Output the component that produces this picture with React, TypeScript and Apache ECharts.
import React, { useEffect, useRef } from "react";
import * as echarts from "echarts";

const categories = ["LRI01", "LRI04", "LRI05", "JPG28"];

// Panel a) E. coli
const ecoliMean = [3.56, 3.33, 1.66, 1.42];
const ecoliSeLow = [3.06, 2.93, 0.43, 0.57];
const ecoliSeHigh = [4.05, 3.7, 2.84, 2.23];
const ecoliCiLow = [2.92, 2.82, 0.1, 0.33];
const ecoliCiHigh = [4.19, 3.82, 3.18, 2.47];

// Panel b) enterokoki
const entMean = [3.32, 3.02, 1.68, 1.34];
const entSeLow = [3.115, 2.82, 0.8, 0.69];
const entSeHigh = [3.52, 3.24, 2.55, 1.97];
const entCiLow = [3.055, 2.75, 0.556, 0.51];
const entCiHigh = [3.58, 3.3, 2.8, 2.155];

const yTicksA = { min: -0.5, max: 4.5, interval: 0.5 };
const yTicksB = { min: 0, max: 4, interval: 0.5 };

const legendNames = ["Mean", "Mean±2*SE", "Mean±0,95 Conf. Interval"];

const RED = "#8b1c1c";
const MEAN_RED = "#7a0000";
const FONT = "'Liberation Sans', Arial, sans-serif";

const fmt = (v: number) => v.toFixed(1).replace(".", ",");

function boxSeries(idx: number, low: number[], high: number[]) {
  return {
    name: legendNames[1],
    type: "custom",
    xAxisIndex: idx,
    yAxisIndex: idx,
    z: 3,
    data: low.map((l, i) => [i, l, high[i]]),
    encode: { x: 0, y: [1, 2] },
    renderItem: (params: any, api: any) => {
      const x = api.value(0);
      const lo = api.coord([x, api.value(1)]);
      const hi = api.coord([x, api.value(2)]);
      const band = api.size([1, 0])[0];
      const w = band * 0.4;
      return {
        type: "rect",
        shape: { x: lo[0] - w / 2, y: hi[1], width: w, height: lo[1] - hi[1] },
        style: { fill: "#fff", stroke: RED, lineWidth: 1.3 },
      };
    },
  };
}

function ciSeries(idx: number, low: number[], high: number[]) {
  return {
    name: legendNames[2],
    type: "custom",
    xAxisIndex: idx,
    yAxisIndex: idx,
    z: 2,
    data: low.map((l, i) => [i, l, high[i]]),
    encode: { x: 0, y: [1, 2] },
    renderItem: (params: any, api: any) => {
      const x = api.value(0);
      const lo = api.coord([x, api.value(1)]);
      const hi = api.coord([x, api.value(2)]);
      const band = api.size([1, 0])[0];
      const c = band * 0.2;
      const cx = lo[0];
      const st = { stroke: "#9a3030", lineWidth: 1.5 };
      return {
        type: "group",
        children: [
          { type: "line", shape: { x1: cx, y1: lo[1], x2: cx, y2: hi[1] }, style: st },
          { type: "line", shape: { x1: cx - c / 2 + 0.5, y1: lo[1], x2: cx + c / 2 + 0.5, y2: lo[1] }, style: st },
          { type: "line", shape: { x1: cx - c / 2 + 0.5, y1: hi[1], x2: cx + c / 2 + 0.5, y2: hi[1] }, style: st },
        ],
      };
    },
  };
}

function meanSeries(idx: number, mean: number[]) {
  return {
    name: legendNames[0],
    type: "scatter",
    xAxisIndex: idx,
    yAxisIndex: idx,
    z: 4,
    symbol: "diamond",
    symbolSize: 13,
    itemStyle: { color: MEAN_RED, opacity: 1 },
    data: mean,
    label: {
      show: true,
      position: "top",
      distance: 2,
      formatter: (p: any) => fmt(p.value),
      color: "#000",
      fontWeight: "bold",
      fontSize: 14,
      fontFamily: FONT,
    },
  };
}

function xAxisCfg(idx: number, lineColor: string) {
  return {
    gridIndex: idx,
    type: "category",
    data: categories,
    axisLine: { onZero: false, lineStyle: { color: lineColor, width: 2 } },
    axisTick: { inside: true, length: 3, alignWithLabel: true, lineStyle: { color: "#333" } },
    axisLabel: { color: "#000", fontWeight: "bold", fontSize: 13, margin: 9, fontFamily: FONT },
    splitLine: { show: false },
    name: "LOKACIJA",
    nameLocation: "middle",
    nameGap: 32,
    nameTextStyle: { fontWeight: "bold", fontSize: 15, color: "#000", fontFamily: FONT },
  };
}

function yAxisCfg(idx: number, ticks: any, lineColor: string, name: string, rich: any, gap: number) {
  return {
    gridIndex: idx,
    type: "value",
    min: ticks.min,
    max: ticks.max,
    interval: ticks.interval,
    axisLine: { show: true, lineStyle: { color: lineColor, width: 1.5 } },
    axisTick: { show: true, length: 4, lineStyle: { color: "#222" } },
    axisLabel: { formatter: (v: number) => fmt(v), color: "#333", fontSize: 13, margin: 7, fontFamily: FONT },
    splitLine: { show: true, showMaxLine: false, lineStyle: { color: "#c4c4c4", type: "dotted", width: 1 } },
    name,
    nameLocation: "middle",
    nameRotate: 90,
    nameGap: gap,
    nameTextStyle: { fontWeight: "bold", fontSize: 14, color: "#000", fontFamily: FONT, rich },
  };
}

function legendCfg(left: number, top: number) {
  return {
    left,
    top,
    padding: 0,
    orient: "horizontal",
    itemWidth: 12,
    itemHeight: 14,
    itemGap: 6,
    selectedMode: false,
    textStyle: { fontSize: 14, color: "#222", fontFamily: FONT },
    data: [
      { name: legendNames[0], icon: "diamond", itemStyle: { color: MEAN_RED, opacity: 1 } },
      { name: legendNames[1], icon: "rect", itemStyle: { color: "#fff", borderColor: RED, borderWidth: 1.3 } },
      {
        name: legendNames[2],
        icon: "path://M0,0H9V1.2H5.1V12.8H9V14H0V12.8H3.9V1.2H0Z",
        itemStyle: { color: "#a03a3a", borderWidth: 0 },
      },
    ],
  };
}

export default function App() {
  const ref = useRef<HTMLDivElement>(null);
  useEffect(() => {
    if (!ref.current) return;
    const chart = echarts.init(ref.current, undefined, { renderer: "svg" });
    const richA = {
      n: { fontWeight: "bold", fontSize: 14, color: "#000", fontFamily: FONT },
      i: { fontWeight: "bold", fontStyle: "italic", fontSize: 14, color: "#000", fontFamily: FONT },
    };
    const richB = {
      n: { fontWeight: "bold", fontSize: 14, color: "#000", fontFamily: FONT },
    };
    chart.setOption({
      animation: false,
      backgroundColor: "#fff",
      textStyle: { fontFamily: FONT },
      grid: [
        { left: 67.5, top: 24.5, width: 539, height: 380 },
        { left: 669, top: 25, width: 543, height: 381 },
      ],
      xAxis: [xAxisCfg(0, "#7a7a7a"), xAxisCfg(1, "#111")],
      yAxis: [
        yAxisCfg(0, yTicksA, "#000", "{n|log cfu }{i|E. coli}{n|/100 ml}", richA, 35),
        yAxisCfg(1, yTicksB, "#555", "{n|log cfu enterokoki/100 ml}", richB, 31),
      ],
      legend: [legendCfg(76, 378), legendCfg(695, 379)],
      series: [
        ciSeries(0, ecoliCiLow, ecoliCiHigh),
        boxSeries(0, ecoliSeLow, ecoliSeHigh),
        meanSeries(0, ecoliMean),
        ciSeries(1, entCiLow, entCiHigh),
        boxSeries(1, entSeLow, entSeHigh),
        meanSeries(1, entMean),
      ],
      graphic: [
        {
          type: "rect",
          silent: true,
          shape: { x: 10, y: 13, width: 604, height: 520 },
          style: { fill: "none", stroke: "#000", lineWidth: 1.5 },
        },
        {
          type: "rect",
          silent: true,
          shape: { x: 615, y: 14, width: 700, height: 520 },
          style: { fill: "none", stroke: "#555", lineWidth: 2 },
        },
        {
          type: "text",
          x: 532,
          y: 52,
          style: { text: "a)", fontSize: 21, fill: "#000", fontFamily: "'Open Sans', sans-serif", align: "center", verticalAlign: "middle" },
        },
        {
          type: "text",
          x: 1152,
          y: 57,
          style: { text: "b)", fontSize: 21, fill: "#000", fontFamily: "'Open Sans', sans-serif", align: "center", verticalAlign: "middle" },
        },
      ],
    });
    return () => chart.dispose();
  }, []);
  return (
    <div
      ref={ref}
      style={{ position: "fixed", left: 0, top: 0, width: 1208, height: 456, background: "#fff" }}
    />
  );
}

########################################

Exactly as they stand, set down the lines from the top of the data through the line with "4, interval: 0.5".

Output the component that produces this picture with React, TypeScript and Apache ECharts.
import React, { useEffect, useRef } from "react";
import * as echarts from "echarts";

const categories = ["LRI01", "LRI04", "LRI05", "JPG28"];

// Panel a) E. coli
const ecoliMean = [3.56, 3.33, 1.66, 1.42];
const ecoliSeLow = [3.06, 2.93, 0.43, 0.57];
const ecoliSeHigh = [4.05, 3.7, 2.84, 2.23];
const ecoliCiLow = [2.92, 2.82, 0.1, 0.33];
const ecoliCiHigh = [4.19, 3.82, 3.18, 2.47];

// Panel b) enterokoki
const entMean = [3.32, 3.02, 1.68, 1.34];
const entSeLow = [3.115, 2.82, 0.8, 0.69];
const entSeHigh = [3.52, 3.24, 2.55, 1.97];
const entCiLow = [3.055, 2.75, 0.556, 0.51];
const entCiHigh = [3.58, 3.3, 2.8, 2.155];

const yTicksA = { min: -0.5, max: 4.5, interval: 0.5 };
const yTicksB = { min: 0, max: 4, interval: 0.5 };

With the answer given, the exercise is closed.